From Banksy to Ai Weiwei, the region's refugee crisis is becoming the muse of artists who are drawing their social commentaries on larger-than-life urban canvases. For instance, Ai - the Chinese dissident artist turned Berlin transplant - orchestrated the adornment of his adopted city's 19th-century Konzerthaus over the weekend with 14,000 orange life vests.

Used by some of the Syrians, Iraqis and others trying to reach the Greek island of Lesbos on desperate quests for sanctuary in Europe, the jackets now spiral up the six columns of the concert hall in a temporary monument to misery and hope. "This is Europe. This is the 21st century, and I don't think people really get it," Ai said in Lesbos, where he is working on a documentary about the refugee crisis. "Where is our humanity?"

Ai Weiwei has focused on the plight of those trying to get to Europe by boat. Photo / AP
Ai Weiwei has focused on the plight of those trying to get to Europe by boat. Photo / AP

Graffiti artist Banksy is in the midst of a series on the refugee crisis. His latest work - a young girl from Les Miserables rising from a cloud of tear gas - recently popped up on a wall of the French Embassy in London, in a statement against the use of force by the French against migrant camps in the northern port city of Calais.


In an effort that polarised the German public, ominous ads began appearing across Berlin in June warning that "the dead are coming". Said dead turned out to be refugees. A troop led by the Swiss German artist Philipp Ruch claimed to have had refugees' bodies exhumed in Italy after they had drowned in the Mediterranean, only to be reburied in Berlin during a provocative piece of performance art.

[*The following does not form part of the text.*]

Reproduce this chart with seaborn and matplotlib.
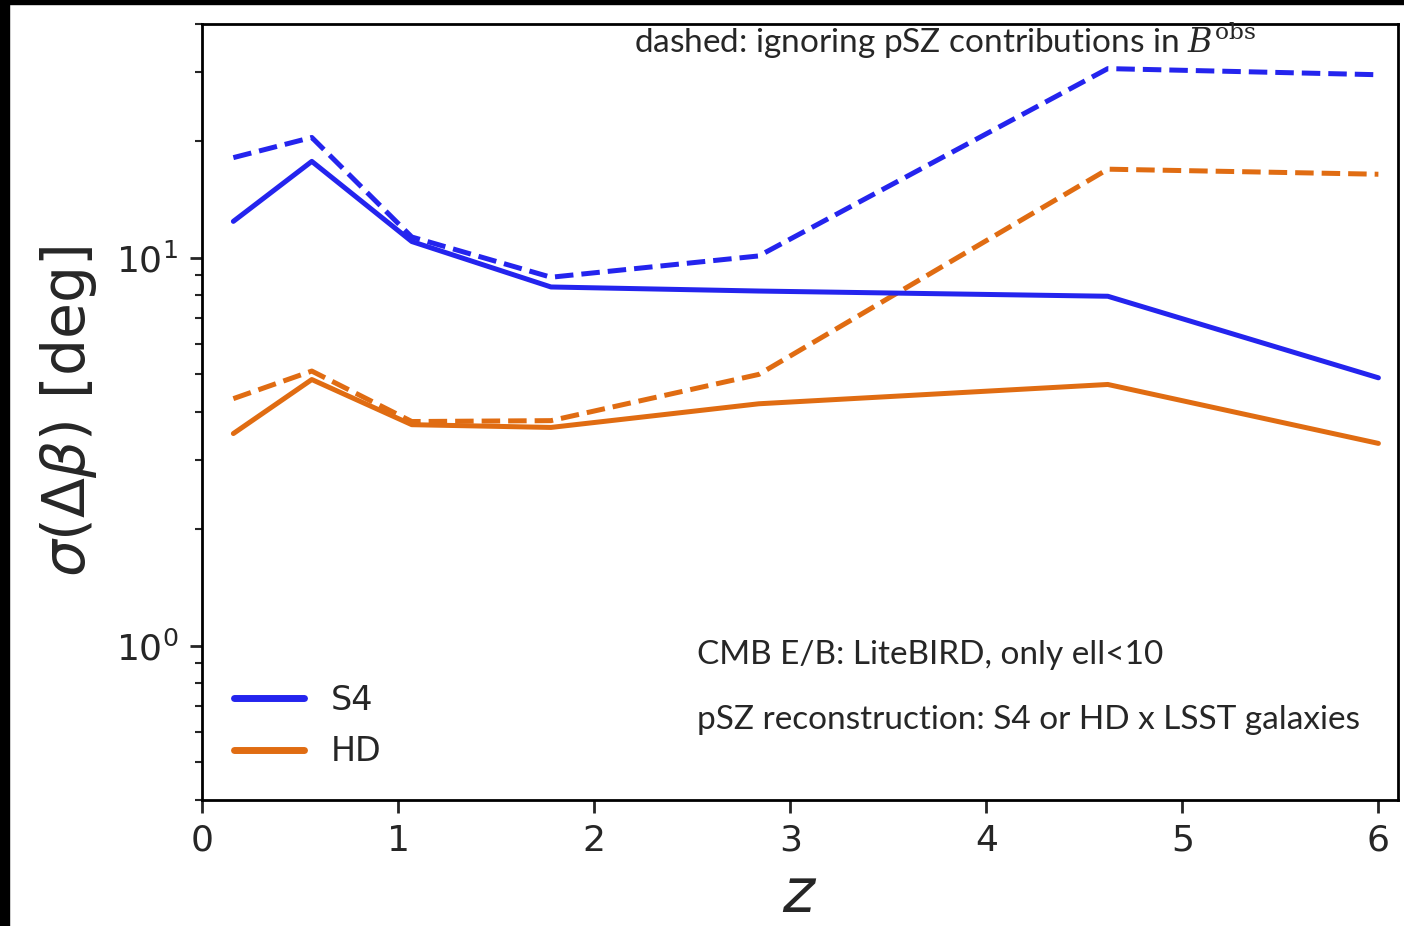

For all its size, Ai's life-jacket piece was, perhaps, not his most powerful statement on the subject. Last month on Lesbos, he posed facedown on a rocky beach for a photo meant to recall Syrian toddler Alan Kurdi, whose lifeless body on the Turkish shore became a powerful symbol of crisis last year.

The German blogger David Gutensohn asked: "Is this art, or can we get rid of it?" Die Welt commentator Swantje Karich called Ai's "dead child" photo "shameless", adding: "What is the great moralist Ai Weiwei hoping to achieve with this?"

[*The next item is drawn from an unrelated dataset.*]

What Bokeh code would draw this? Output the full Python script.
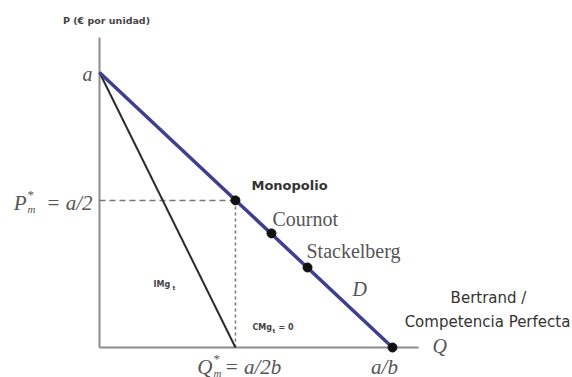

Yet just as many people, if not more, applauded Ai for producing a highly effective work that literally stopped traffic in central Berlin. A black raft dangled from the center of the concert hall's facade, between the stone pillars that seemed to radiate with the orange of the life jackets.

Ai Weiwei has focused on the plight of those trying to get to Europe by boat. Photo / AP
Ai Weiwei has focused on the plight of those trying to get to Europe by boat. Photo / AP

Martin Steger, a 42-year-old Berlin lawyer who came to see the installation, said, "It makes me picture what it must have been like on this boat."

"It makes you stop and think," he said.

Ai, who is teaching a master class at the Berlin University of the Arts, is unapologetic about his work. He said the life-vest project came to mind after reflecting on a similar piece he did using thousands of backpacks to illustrate the deaths of schoolchildren in China's 2008 Sichuan earthquake, which knocked down buildings alleged to be poorly constructed.

"This is not exaggerating or trying to exaggerate," Ai said, adding, "I wanted this to be an alarm, to raise an alarm.

"I don't care what all people think," he said. "My work belongs to the people who have no voice."